Goldfinder, like Fujiama, was a daughter of the Japanese stallion Hakuchikara (ch 1953 Tobisakura - Noborishiro). Hakuchikara is an honoured name in Japan because in 1959 he became the first Japanese horse to win a stakes race in U.S.A. At Santa Anita Park, he annexed the Washington Birthday Handicap beating the great Round Table. It was 46 long years before the next horse born in Japan won a stakes race in U.S.A. Hakuchikara, who won 20 races from 32 starts was some horse having won the Tokyo Yushun (Japan Derby), Tenno-Sho (Emperor's Cup), Arima-Kinnen, Meguro-Kinen, Tokyo Hai, Mainichi-Okan and many others of importance in Japan.  

When the Asian racing Conference was held for the first time in India in 1966, the Japanese authorities presented Hakuchikara to the Turf Authorities of India as a gesture of goodwill. Hakuchikara, who had been standing as a stallion for some years in Japan without much success, came to India in 1968 and took up residence at the Kunigal Stud. Never supported with adequate patronage, Hakuchikara covered about 100 mares in his 12 years at stud in India from which he produced about 40 foals. He was put down at the age of 26 in August 1979. While his virility remained good till the end (he covered even in his last season), the fertility deteriorated with passing of years.
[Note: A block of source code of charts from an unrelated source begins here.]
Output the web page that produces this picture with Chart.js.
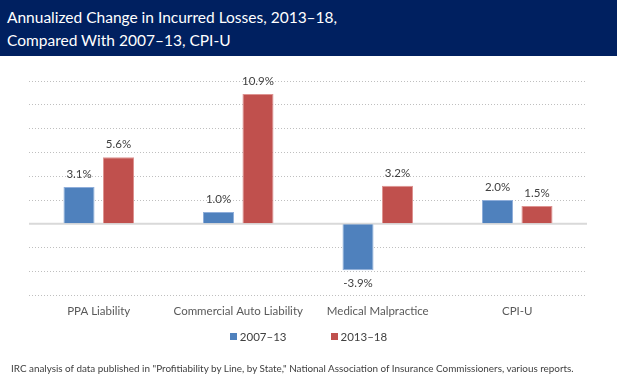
<!DOCTYPE html>
<html>
<head>
<meta charset="utf-8">
<script src="https://cdn.jsdelivr.net/npm/chart.js@4"></script>
<style>
  html, body { margin: 0; padding: 0; background: #fff; }
  body { width: 617px; height: 380px; position: relative; overflow: hidden; font-family: Lato, "Open Sans", sans-serif; }
  #banner { position: absolute; left: 0; top: 0; width: 617px; height: 56px; background: #002060; z-index: 2; }
  #title { position: absolute; left: 7px; top: 6px; color: #fff; font-size: 15.5px; line-height: 23px; white-space: nowrap; }
  #wrap { position: absolute; left: 0; top: 0; width: 617px; height: 380px; }
  #legend { position: absolute; left: 0; top: 328px; width: 617px; height: 16px; display: flex; justify-content: center; align-items: center; font-size: 11.5px; color: #404040; padding-left: 0; z-index: 2; }
  .item { display: flex; align-items: center; margin: 0 22px; }
  .sw { width: 7px; height: 7px; margin-right: 3px; }
  #foot { position: absolute; left: 11px; top: 362px; font-size: 9.9px; color: #404040; white-space: nowrap; z-index: 2; }
</style>
</head>
<body>
<div id="banner"><div id="title">Annualized Change in Incurred Losses, 2013–18,<br>Compared With 2007–13, CPI-U</div></div>
<div id="wrap"><canvas id="c" width="617" height="380"></canvas></div>
<div id="legend"></div>
<div id="foot">IRC analysis of data published in "Profitiability by Line, by State," National Association of Insurance Commissioners, various reports.</div>
<script>
const categories = ["PPA Liability", "Commercial Auto Liability", "Medical Malpractice", "CPI-U"];
const seriesNames = ["2007–13", "2013–18"];
const values2007_13 = [3.1, 1.0, -3.9, 2.0];
const values2013_18 = [5.6, 10.9, 3.2, 1.5];
const yMin = -6, yMax = 12, yStep = 2;
const colors = ["#4F81BD", "#C0504D"];
const borderColors = ["#8FAEDA", "#DE9391"];

const FONT = "Lato, 'Open Sans', sans-serif";

const zeroLine = {
  id: 'zeroLine',
  beforeDatasetsDraw(chart) {
    const y = chart.scales.y.getPixelForValue(0);
    const {left, right} = chart.chartArea;
    const ctx = chart.ctx;
    ctx.save();
    ctx.strokeStyle = '#D9D9D9';
    ctx.lineWidth = 2;
    ctx.beginPath();
    ctx.moveTo(left, y);
    ctx.lineTo(right, y);
    ctx.stroke();
    ctx.restore();
  }
};

const valueLabels = {
  id: 'valueLabels',
  afterDatasetsDraw(chart) {
    const ctx = chart.ctx;
    ctx.save();
    ctx.font = "11.5px " + FONT;
    ctx.fillStyle = '#404040';
    ctx.textAlign = 'center';
    ctx.textBaseline = 'middle';
    chart.data.datasets.forEach((ds, di) => {
      const meta = chart.getDatasetMeta(di);
      meta.data.forEach((bar, i) => {
        const v = ds.data[i];
        const y = v >= 0 ? bar.y - 12.5 : bar.y + 13.5;
        ctx.fillText(v.toFixed(1) + '%', bar.x, y);
      });
    });
    ctx.restore();
  }
};

const chart = new Chart(document.getElementById('c'), {
  type: 'bar',
  data: {
    labels: categories,
    datasets: [
      { label: seriesNames[0], data: values2007_13, backgroundColor: colors[0], borderColor: borderColors[0], borderWidth: 1 },
      { label: seriesNames[1], data: values2013_18, backgroundColor: colors[1], borderColor: borderColors[1], borderWidth: 1 }
    ]
  },
  options: {
    responsive: false,
    animation: false,
    devicePixelRatio: 1,
    datasets: { bar: { categoryPercentage: 0.566, barPercentage: 0.787 } },
    layout: { padding: { left: 29, right: 30, top: 81, bottom: 53 } },
    plugins: { legend: { display: false }, tooltip: { enabled: false } },
    scales: {
      x: {
        grid: { display: false, drawTicks: false },
        border: { display: false },
        ticks: { color: '#595959', font: { family: FONT, size: 11.5 }, padding: 9, maxRotation: 0 }
      },
      y: {
        min: yMin, max: yMax,
        ticks: { display: false, stepSize: yStep },
        grid: {
          drawTicks: false,
          color: ctx => ctx.tick && ctx.tick.value === 0 ? 'rgba(0,0,0,0)' : '#BFBFBF',
          lineWidth: 1
        },
        border: { display: false, dash: [1, 2] }
      }
    }
  },
  plugins: [zeroLine, valueLabels]
});

const legend = document.getElementById('legend');
chart.data.datasets.forEach(ds => {
  const it = document.createElement('div');
  it.className = 'item';
  const sw = document.createElement('div');
  sw.className = 'sw';
  sw.style.background = ds.backgroundColor;
  const tx = document.createElement('span');
  tx.textContent = ds.label;
  it.appendChild(sw); it.appendChild(tx);
  legend.appendChild(it);
});
</script>
</body>
</html>
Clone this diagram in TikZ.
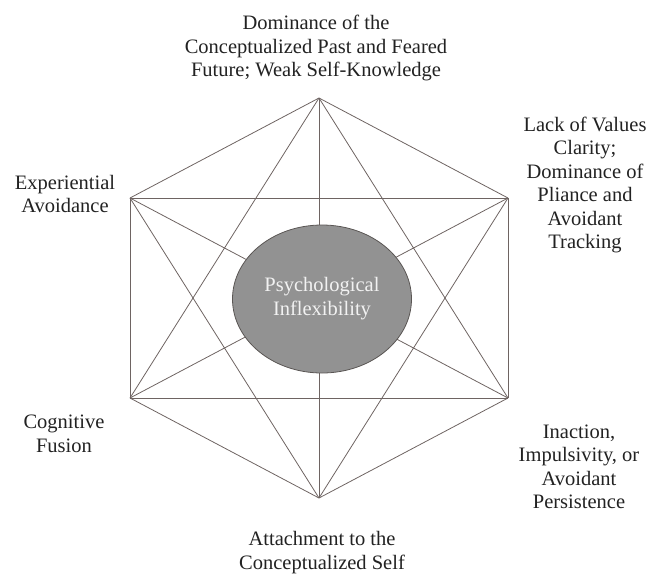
\documentclass[tikz,border=0pt]{standalone}
\usepackage{fontspec}
\setmainfont{Liberation Serif}
\usetikzlibrary{shapes.geometric}
\definecolor{edgec}{HTML}{6E6462}
\definecolor{corefill}{HTML}{929292}
\definecolor{coredraw}{HTML}{5A5654}
\definecolor{txt}{HTML}{222222}
\definecolor{coretxt}{HTML}{F2F2F2}
\begin{document}
\begin{tikzpicture}[x=1pt,y=-1pt,
  edge/.style={draw=edgec, line width=0.8pt},
  lbl/.style={align=center, font=\fontsize{20.5}{23.5}\selectfont, text=txt, inner sep=0pt},
  core/.style={ellipse, fill=corefill, draw=coredraw, line width=0.8pt, minimum width=179pt, minimum height=148pt, inner sep=0pt, align=center, font=\fontsize{20.5}{24}\selectfont, text=coretxt}]
\useasboundingbox (0,0) rectangle (651,574);
\coordinate (T) at (319,98);
\coordinate (UL) at (130,198);
\coordinate (UR) at (508,198);
\coordinate (LL) at (130,398);
\coordinate (LR) at (508,398);
\coordinate (B) at (319,498);
\foreach \a/\b in {T/UL,T/UR,UL/LL,UR/LR,LL/B,LR/B,T/LL,T/LR,UL/UR,LL/LR,UL/B,UR/B,T/B,UL/LR,UR/LL}
  \draw[edge] (\a) -- (\b);
\node[core] (c) at (322,299) {Psychological\\Inflexibility};
\node[lbl] (t) at (316,48) {Dominance of the\\Conceptualized Past and Feared\\Future; Weak Self-Knowledge};
\node[lbl] (ur) at (585,185) {Lack of Values\\Clarity;\\Dominance of\\Pliance and\\Avoidant\\Tracking};
\node[lbl] (ul) at (65,194) {Experiential\\Avoidance};
\node[lbl] (ll) at (64,434) {Cognitive\\Fusion};
\node[lbl] (lr) at (579,467) {Inaction,\\Impulsivity, or\\Avoidant\\Persistence};
\node[lbl] (b) at (322,552.5) {Attachment to the\\Conceptualized Self};
\end{tikzpicture}
\end{document}
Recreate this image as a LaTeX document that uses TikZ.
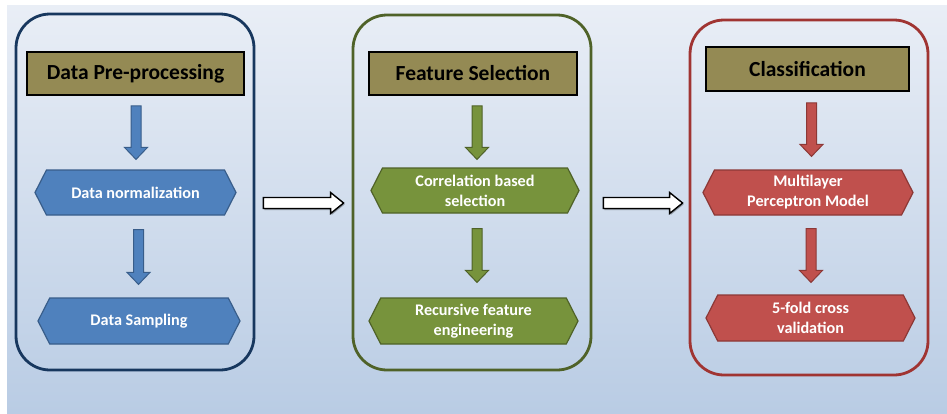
\documentclass[tikz,border=0pt]{standalone}
\usepackage{fontspec}
\setmainfont{Carlito}
\usetikzlibrary{calc,shapes.symbols,shadows}

\definecolor{bgtop}{RGB}{233,238,246}
\definecolor{bgbot}{RGB}{185,204,228}
\definecolor{navyline}{RGB}{23,55,94}
\definecolor{greenline}{RGB}{79,98,40}
\definecolor{redline}{RGB}{160,52,50}
\definecolor{olivehead}{RGB}{148,138,84}
\definecolor{bluefill}{RGB}{79,129,189}
\definecolor{blueedge}{RGB}{56,93,138}
\definecolor{greenfill}{RGB}{119,147,60}
\definecolor{greenedge}{RGB}{79,98,40}
\definecolor{redfill}{RGB}{192,80,77}
\definecolor{rededge}{RGB}{140,56,54}

% vertical block arrow from #2 (top of shaft) down to #3 (tip)
\newcommand\vblockarrow[3]{%
  \draw[#1] let \p1=(#2), \p2=(#3) in
    (\x1-5pt,\y1) -- (\x1+5pt,\y1) -- (\x1+5pt,\y2+12pt) -- (\x1+11.5pt,\y2+12pt)
    -- (\x1,\y2) -- (\x1-11.5pt,\y2+12pt) -- (\x1-5pt,\y2+12pt) -- cycle;}

% horizontal block arrow from #2 (tail) right to #3 (tip)
\newcommand\hblockarrow[3]{%
  \draw[#1] let \p1=(#2), \p2=(#3) in
    (\x1,\y1+5.5pt) -- (\x2-13pt,\y1+5.5pt) -- (\x2-13pt,\y1+10.5pt) -- (\x2,\y1)
    -- (\x2-13pt,\y1-10.5pt) -- (\x2-13pt,\y1-5.5pt) -- (\x1,\y1-5.5pt) -- cycle;}

\tikzset{
  panel/.style={draw, rounded corners=34pt, line width=2.8pt, inner sep=0pt,
    minimum width=238pt, minimum height=355pt},
  stagehead/.style={draw=black, line width=1.8pt, fill=olivehead, inner sep=0pt,
    minimum height=43pt, font=\bfseries\fontsize{21.5}{24}\selectfont},
  hexbox/.style={signal, signal to=west and east, signal pointer angle=126,
    inner sep=0pt, minimum height=45pt, line width=1.2pt, text=white, align=center,
    font=\bfseries\fontsize{16.2}{20}\selectfont},
  bluestep/.style={hexbox, fill=bluefill, draw=blueedge},
  greenstep/.style={hexbox, fill=greenfill, draw=greenedge},
  redstep/.style={hexbox, fill=redfill, draw=rededge},
  bluearrow/.style={fill=bluefill, draw=blueedge, line width=1pt},
  greenarrow/.style={fill=greenfill, draw=greenedge, line width=1pt},
  redarrow/.style={fill=redfill, draw=rededge, line width=1pt},
  linkarrow/.style={fill=white, draw=black, line width=1.4pt,
    drop shadow={shadow xshift=1pt, shadow yshift=-1.5pt, fill=black, opacity=0.3}},
}

\begin{document}
\begin{tikzpicture}[x=1pt, y=-1pt]
\useasboundingbox (0,0) rectangle (947,413);
\fill[white] (0,0) rectangle (947,413);
\shade[top color=bgtop, bottom color=bgbot] (7,5) rectangle (947,413);

% stage frames
\node[panel, draw=navyline, minimum height=356pt] (p1) at (135,192) {};
\node[panel, draw=greenline] (p2) at (472,192.5) {};
\node[panel, draw=redline] (p3) at (809,197.5) {};

% stage titles
\node[stagehead, minimum width=217pt] (t1) at (135.5,73.5) {Data Pre-processing};
\node[stagehead, minimum width=208pt] (t2) at (473,73.5) {Feature Selection};
\node[stagehead, minimum width=203pt, minimum height=44pt] (t3) at (807.5,69) {Classification};

% steps
\node[bluestep, minimum width=201pt] (h1a) at (135.5,192.5) {Data normalization};
\node[bluestep, minimum width=202pt, minimum height=46pt] (h1b) at (139,321) {Data Sampling};
\node[greenstep, minimum width=208pt] (h2a) at (475,190.5) {Correlation based\\selection};
\node[greenstep, minimum width=209pt, minimum height=46pt] (h2b) at (473.5,321) {Recursive feature\\engineering};
\node[redstep, minimum width=210pt] (h3a) at (808,192.5) {Multilayer\\Perceptron Model};
\node[redstep, minimum width=209pt, minimum height=46pt] (h3b) at (810.5,318) {5-fold cross\\validation};

% arrows inside the stages
\vblockarrow{bluearrow}{$(t1.south)+(0.5,10)$}{$(h1a.north)+(0,-10)$}
\vblockarrow{bluearrow}{$(h1a.south)+(3,14)$}{$(h1b.north)+(0,-13)$}
\vblockarrow{greenarrow}{$(t2.south)+(4,10)$}{$(h2a.north)+(0,-8)$}
\vblockarrow{greenarrow}{$(h2a.south)+(2,15)$}{$(h2b.north)+(0,-15)$}
\vblockarrow{redarrow}{$(t3.south)+(4,11)$}{$(h3a.north)+(0,-13)$}
\vblockarrow{redarrow}{$(h3a.south)+(3,13)$}{$(h3b.north)+(0,-12)$}

% arrows between the stages
\hblockarrow{linkarrow}{$(p1.east)+(8,11)$}{$(p2.west)+(-8,11)$}
\hblockarrow{linkarrow}{$(p2.east)+(11,10.5)$}{$(p3.west)+(-6,10.5)$}
\end{tikzpicture}
\end{document}
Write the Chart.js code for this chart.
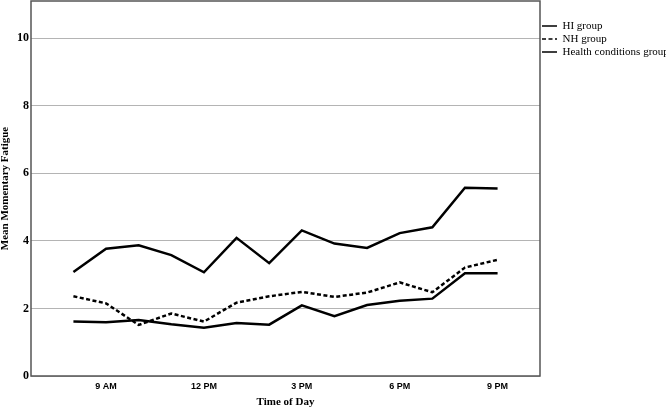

Apart from Goldfinder, he sired two Classic winners in Topspin (Calcutta Derby) and Tokaido Express (Calcutta St. Leger). 

The surprising part of the Hakuchikara story is that no photograph of him was in existence in Japan towards the end of the last millennium. India was able to reciprocate, in a small way, Japan’s earlier gesture by presenting a photograph taken at the Kunigal Stud to the Japanese authorities at the Asian Racing Conference in Macau.